Winners & Losers

This week’s biggest Winners & Losers

Who’s up and who’s down this month?

Who’s up and who’s down this month?

It’s been a week marked by divisions in Pennsylvania! You might be thinking to yourself: “Well, what else is new?” But we’re not talking about the usual political and ideological rifts in the Keystone State, but rather the new congressional and state legislative lines that are the topic of all the political tea. It will be an impossible task, as not everyone will emerge from the process pleased with the end product, resulting in clear winners and clear losers. 

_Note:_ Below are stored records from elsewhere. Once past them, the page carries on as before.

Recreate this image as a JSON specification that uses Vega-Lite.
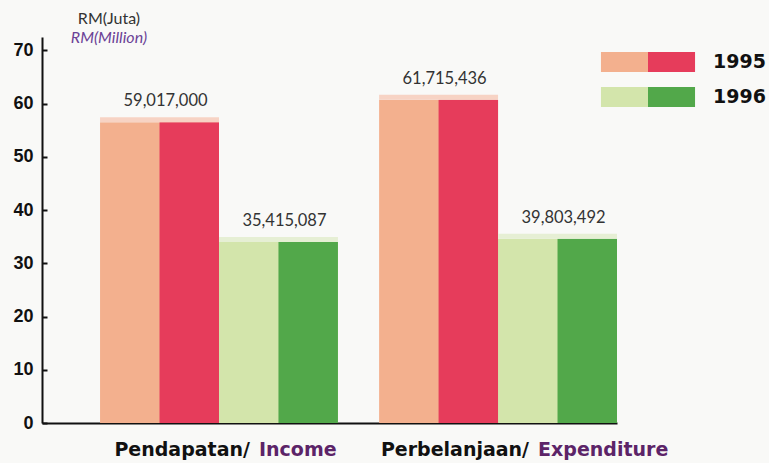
{
  "$schema": "https://vega.github.io/schema/vega-lite/v6.json",
  "width": 575,
  "height": 386,
  "autosize": {"type": "none"},
  "padding": {"left": 42, "top": 37, "right": 152, "bottom": 40},
  "background": "#f9f9f7",
  "config": {"view": {"stroke": null}, "axis": {"grid": false}},
  "title": {
    "text": "RM(Juta)",
    "subtitle": "RM(Million)",
    "frame": "group",
    "anchor": "start",
    "align": "center",
    "dx": 67,
    "offset": -9,
    "font": "Lato",
    "fontSize": 16,
    "fontWeight": "normal",
    "color": "#333333",
    "subtitleFont": "Lato",
    "subtitleFontSize": 16,
    "subtitleFontStyle": "italic",
    "subtitleColor": "#6b4296",
    "subtitlePadding": 3
  },
  "datasets": {
    "bars": [
      {"kategori": "Pendapatan", "year": "1995", "bar": 56.5, "amount": 59017000},
      {"kategori": "Pendapatan", "year": "1996", "bar": 34.0, "amount": 35415087},
      {"kategori": "Perbelanjaan", "year": "1995", "bar": 60.7, "amount": 61715436},
      {"kategori": "Perbelanjaan", "year": "1996", "bar": 34.6, "amount": 39803492}
    ],
    "labels": [
      {"kategori": "Pendapatan", "ms": "Pendapatan/", "en": "Income"},
      {"kategori": "Perbelanjaan", "ms": "Perbelanjaan/", "en": "Expenditure"}
    ]
  },
  "layer": [
    {
      "data": {"name": "bars"},
      "mark": {"type": "bar"},
      "encoding": {
        "x": {"field": "kategori", "type": "nominal", "sort": ["Pendapatan", "Perbelanjaan"],
          "scale": {"paddingInner": 0.1475, "paddingOuter": 0.104, "align": 1},
          "axis": {"title": null, "labels": false, "ticks": false, "domainColor": "#111111", "domainWidth": 2}},
        "xOffset": {"field": "year", "type": "nominal", "scale": {"paddingInner": 0, "paddingOuter": 0}},
        "y": {"field": "bar", "type": "quantitative", "scale": {"domain": [0, 72.5], "nice": false},
          "axis": {"title": null, "values": [0, 10, 20, 30, 40, 50, 60, 70], "tickSize": -5, "tickWidth": 2,
            "tickColor": "#111111", "domainColor": "#111111", "domainWidth": 2,
            "labelFont": "Liberation Sans", "labelFontSize": 18, "labelFontWeight": "bold",
            "labelColor": "#111111", "labelPadding": 14}},
        "color": {"field": "year", "type": "nominal",
          "scale": {"domain": ["1995", "1996"], "range": ["#f3b08e", "#d3e5ab"]},
          "legend": {"orient": "none", "legendX": 582, "legendY": 1, "title": null,
            "symbolType": "M-1.96,-0.42H0V0.42H-1.96Z", "symbolSize": 2304, "symbolStrokeWidth": 0,
            "symbolOpacity": 1, "labelExpr": "''", "rowPadding": 0, "padding": 0,
            "labelOffset": 41, "labelFontSize": 19}}
      }
    },
    {
      "data": {"name": "bars"},
      "mark": {"type": "bar", "width": {"band": 0.5}, "xOffset": 29.7},
      "encoding": {
        "x": {"field": "kategori", "type": "nominal", "sort": ["Pendapatan", "Perbelanjaan"]},
        "xOffset": {"field": "year", "type": "nominal"},
        "y": {"field": "bar", "type": "quantitative"},
        "color": {"field": "year", "type": "nominal",
          "scale": {"domain": ["1995", "1996"], "range": ["#e63c5b", "#52a84a"]},
          "legend": {"orient": "none", "legendX": 582, "legendY": 1, "title": null,
            "symbolType": "M0,-0.42H1.96V0.42H0Z", "symbolSize": 2304, "symbolStrokeWidth": 0,
            "symbolOpacity": 1, "rowPadding": 0, "padding": 0,
            "labelOffset": 41, "labelFont": "DejaVu Sans", "labelFontWeight": "bold",
            "labelFontSize": 19, "labelColor": "#111111"}}
      }
    },
    {
      "data": {"name": "bars"},
      "mark": {"type": "bar", "yOffset": -5, "y2Offset": 0},
      "encoding": {
        "x": {"field": "kategori", "type": "nominal", "sort": ["Pendapatan", "Perbelanjaan"]},
        "xOffset": {"field": "year", "type": "nominal"},
        "y": {"field": "bar", "type": "quantitative"},
        "y2": {"field": "bar"},
        "color": {"field": "year", "type": "nominal",
          "scale": {"domain": ["1995", "1996"], "range": ["#f7d3c4", "#e6efd4"]},
          "legend": null}
      }
    },
    {
      "data": {"name": "bars"},
      "mark": {"type": "text", "font": "Lato", "fontSize": 16.5, "color": "#333333", "dy": -16, "dx": 6, "baseline": "alphabetic"},
      "encoding": {
        "x": {"field": "kategori", "type": "nominal", "sort": ["Pendapatan", "Perbelanjaan"]},
        "xOffset": {"field": "year", "type": "nominal"},
        "y": {"field": "bar", "type": "quantitative"},
        "text": {"field": "amount", "type": "quantitative", "format": ","}
      }
    },
    {
      "data": {"name": "labels"},
      "mark": {"type": "text", "font": "DejaVu Sans", "fontWeight": "bold", "fontSize": 19, "color": "#111111",
        "align": "right", "baseline": "alphabetic", "dx": 31, "dy": 33},
      "encoding": {
        "x": {"field": "kategori", "type": "nominal", "sort": ["Pendapatan", "Perbelanjaan"]},
        "y": {"datum": 0, "type": "quantitative"},
        "text": {"field": "ms"}
      }
    },
    {
      "data": {"name": "labels"},
      "mark": {"type": "text", "font": "DejaVu Sans", "fontWeight": "bold", "fontSize": 19, "color": "#5c2468",
        "align": "left", "baseline": "alphabetic", "dx": 40, "dy": 33},
      "encoding": {
        "x": {"field": "kategori", "type": "nominal", "sort": ["Pendapatan", "Perbelanjaan"]},
        "y": {"datum": 0, "type": "quantitative"},
        "text": {"field": "en"}
      }
    }
  ],
  "resolve": {"scale": {"color": "independent"}, "legend": {"color": "independent"}}
}
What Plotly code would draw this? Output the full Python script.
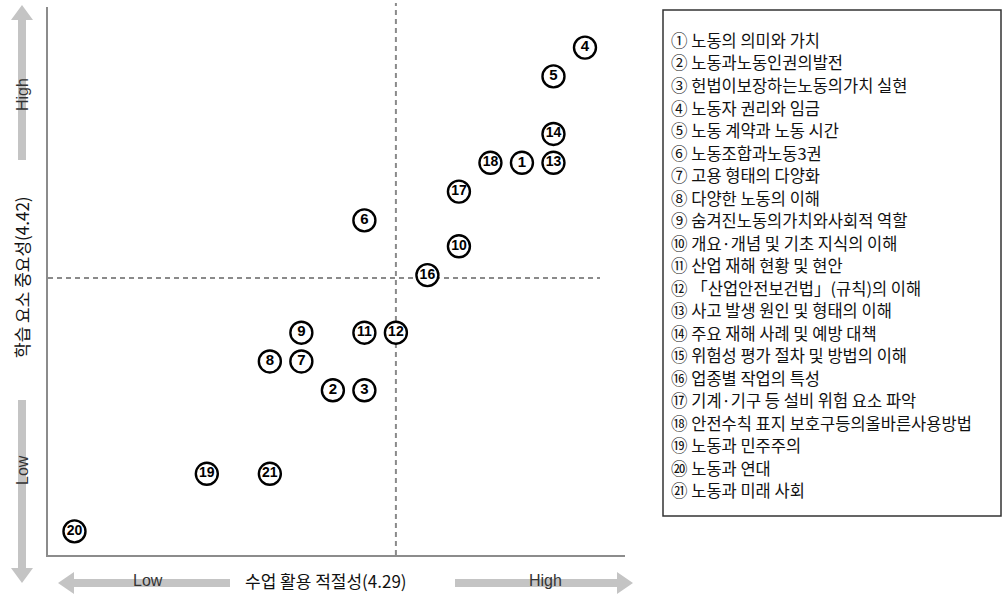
import plotly.graph_objects as go

# ---- data ----
item_ids = [1, 2, 3, 4, 5, 6, 7, 8, 9, 10, 11, 12, 13, 14, 16, 17, 18, 19, 20, 21]
x_suitability = [4.49, 4.19, 4.24, 4.59, 4.54, 4.24, 4.14, 4.09, 4.14, 4.39,
                 4.24, 4.29, 4.54, 4.54, 4.34, 4.39, 4.44, 3.99, 3.78, 4.09]
y_importance = [4.62, 4.225, 4.225, 4.82, 4.77, 4.52, 4.275, 4.275, 4.325, 4.475,
                4.325, 4.325, 4.62, 4.67, 4.425, 4.57, 4.62, 4.08, 3.98, 4.08]
x_mean = 4.29
y_mean = 4.42
x_title = "수업 활용 적절성(4.29)"
y_title = "학습 요소 중요성(4.42)"
legend_labels = [
    "노동의 의미와 가치",
    "노동과노동인권의발전",
    "헌법이보장하는노동의가치 실현",
    "노동자 권리와 임금",
    "노동 계약과 노동 시간",
    "노동조합과노동3권",
    "고용 형태의 다양화",
    "다양한 노동의 이해",
    "숨겨진노동의가치와사회적 역할",
    "개요·개념 및 기초 지식의 이해",
    "산업 재해 현황 및 현안",
    "「산업안전보건법」(규칙)의 이해",
    "사고 발생 원인 및 형태의 이해",
    "주요 재해 사례 및 예방 대책",
    "위험성 평가 절차 및 방법의 이해",
    "업종별 작업의 특성",
    "기계·기구 등 설비 위험 요소 파악",
    "안전수칙 표지 보호구등의올바른사용방법",
    "노동과 민주주의",
    "노동과 연대",
    "노동과 미래 사회",
]

# ---- layout helpers (pixel -> paper) ----
W, H = 1004, 599
L, R, T, B = 48, 625, 7, 555


def px(x):
    return (x - L) / (R - L)


def py(y):
    return (B - y) / (B - T)


def circ(n):
    return chr(0x2460 + n - 1) if n <= 20 else chr(0x3251 + n - 21)


fig = go.Figure()
fig.add_trace(go.Scatter(
    x=x_suitability, y=y_importance, mode="markers+text",
    text=[str(i) for i in item_ids], textposition="middle center",
    marker=dict(size=22, color="white", line=dict(color="black", width=2.4)),
    textfont=dict(family="Liberation Sans Narrow, Liberation Sans, Arial", color="black",
                  weight="bold", size=[15 if i < 10 else 14 for i in item_ids]),
    cliponaxis=False, hoverinfo="skip", showlegend=False,
))

shapes = []
# mean lines
shapes.append(dict(type="line", xref="x", yref="y domain", x0=x_mean, x1=x_mean, y0=0, y1=py(3),
                   line=dict(color="#8a8a8a", width=2, dash="5px,4px"), layer="below"))
shapes.append(dict(type="line", xref="x domain", yref="y", x0=0, x1=px(600), y0=y_mean, y1=y_mean,
                   line=dict(color="#8a8a8a", width=2, dash="5px,4px"), layer="below"))

arrow_col = "#c4c4c4"


def path(points):
    return "M " + " L ".join(f"{px(a):.5f},{py(b):.5f}" for a, b in points) + " Z"


# left vertical arrows
shapes.append(dict(type="path", xref="paper", yref="paper", fillcolor=arrow_col, line=dict(width=0),
                   path=path([(22, 5), (33, 20), (26, 20), (26, 160), (18, 160), (18, 20), (11, 20)])))
shapes.append(dict(type="path", xref="paper", yref="paper", fillcolor=arrow_col, line=dict(width=0),
                   path=path([(22, 583), (33, 568), (26, 568), (26, 400), (18, 400), (18, 568), (11, 568)])))
# bottom horizontal arrows
shapes.append(dict(type="path", xref="paper", yref="paper", fillcolor=arrow_col, line=dict(width=0),
                   path=path([(58, 583), (74, 572), (74, 579), (230, 579), (230, 587), (74, 587), (74, 594)])))
shapes.append(dict(type="path", xref="paper", yref="paper", fillcolor=arrow_col, line=dict(width=0),
                   path=path([(633, 583), (617, 572), (617, 579), (455, 579), (455, 587), (617, 587), (617, 594)])))
# legend box
shapes.append(dict(type="rect", xref="paper", yref="paper", x0=px(663), x1=px(1001), y0=py(10), y1=py(516),
                   line=dict(color="#333333", width=1.5), fillcolor="white"))

ann = []
axis_font = dict(family="Liberation Sans, Arial", size=16, color="#333333")


def add_text(x, y, text, font, angle=0, xanchor="center"):
    ann.append(dict(x=px(x), y=py(y), xref="paper", yref="paper", text=text, textangle=angle,
                    xanchor=xanchor, yanchor="middle", showarrow=False, font=font))


add_text(22, 95, "High", axis_font, -90)
add_text(22, 470, "Low", axis_font, -90)
add_text(21, 277, y_title, dict(family="Noto Sans CJK KR", size=17, color="#111111"), -90)
add_text(148, 581, "Low", axis_font)
add_text(545, 581, "High", axis_font)
add_text(326, 580, x_title, dict(family="Noto Sans CJK KR", size=17, color="#111111"))

for i, lab in enumerate(legend_labels):
    add_text(669, 40 + i * 22.5, f"{circ(i + 1)} {lab}",
             dict(family="Noto Sans CJK KR", size=16.5, color="#111111"), xanchor="left")

fig.update_layout(
    width=W, height=H, autosize=False,
    margin=dict(l=L, r=W - R, t=T, b=H - B, pad=0),
    paper_bgcolor="white", plot_bgcolor="white",
    xaxis=dict(range=[3.738, 4.6535], showgrid=False, zeroline=False, showticklabels=False,
               ticks="", showline=True, linecolor="#8c8c8c", linewidth=1.5, fixedrange=True),
    yaxis=dict(range=[3.939, 4.8905], showgrid=False, zeroline=False, showticklabels=False,
               ticks="", showline=True, linecolor="#8c8c8c", linewidth=1.5, fixedrange=True),
    shapes=shapes, annotations=ann,
)

fig.write_html("out.html", config={"responsive": False, "displayModeBar": False},
               post_script="document.body.style.margin='0';document.body.style.overflow='hidden';")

With all the maps still in the preliminary phase, it’s too soon to know which lawmakers will face a tough road ahead in newly-drawn districts, so for now, scroll down for this week’s winners and losers!


Seth Bluestein -

Seth Bluestein will end the year on a high note after being appointed to the Philadelphia City Commissioners by Mayor Jim Kenney this week. Bluestein will replace his boss and outgoing Commissioner Al Schmidt, who is leaving his post to lead the Committee of Seventy. Bluestein, along with the city’s two other commissioners, will be charged with overseeing the city’s elections at a tumultuous time, when election officials are facing heightened scrutiny, and even death threats, in the aftermath of a 2020 general election marked by unfounded claims about the election’s integrity. Good luck, Seth.

Austin Davis -

In an unprecedented move, Attorney General Josh Shapiro is expected to tap state Rep. Austin Davis as his running mate in the 2022 gubernatorial election cycle, despite the fact that Pennsylvania voters must elect lieutenant governor candidates in separate elections. The planned endorsement will likely be a big boost to Davis, given that Shapiro is widely expected to be the Democratic nominee for governor come November 2022. Whether it will be enough to push Davis across the finish line in the primary, however, remains unclear.

Marty Causer -

One issue everyone can agree on is the need for broadband internet. The House came through this week on that front, approving a measure that will establish the Pennsylvania Broadband Development Authority to oversee the distribution of infrastructure funds for broadband deployment. The prime sponsor of the bill, state Rep. Marty Causer, called it a “major step forward,” particularly for the northern tier. You could say that’s a Cause for celebration.


Scott Perry -

Scott Perry made national headlines this week for caustic comments made about one of his House colleagues. Perry levied accusations against U.S. Rep. Ilhan Omar, a Muslim lawmaker, accusing her of being “affiliated” with terrorist organizations, prompting Perry to be barred from speaking for the rest of the day. Maybe he’ll take the hint and speak a little bit less often.

Jim Kenney -

Philadelphia officials continue to be on the hook for gun violence throughout the city and Mayor Jim Kenney is no exception. City Controller Rebecca Rhynhart and City Council member Jamie Gauthier bashed Kenney this week, saying he failed to tackle the crisis urgently. As the city has surpassed its record number of homicides, it’s clear whatever the city’s doing right now is not working.

Frank Pagani -

A Beaver County man was forced to resign from the New Galilee council after being charged with animal abuse this week. Former council member Frank Pagani Jr. is being accused of attacking stray cats with his car by the county’s Humane Society. The charges came after video footage was released that seems to show Pagani accelerating and swerving onto the wrong side of the road in an attempt to hit stray cats in the road. I guess he was never told to let sleeping cats lie.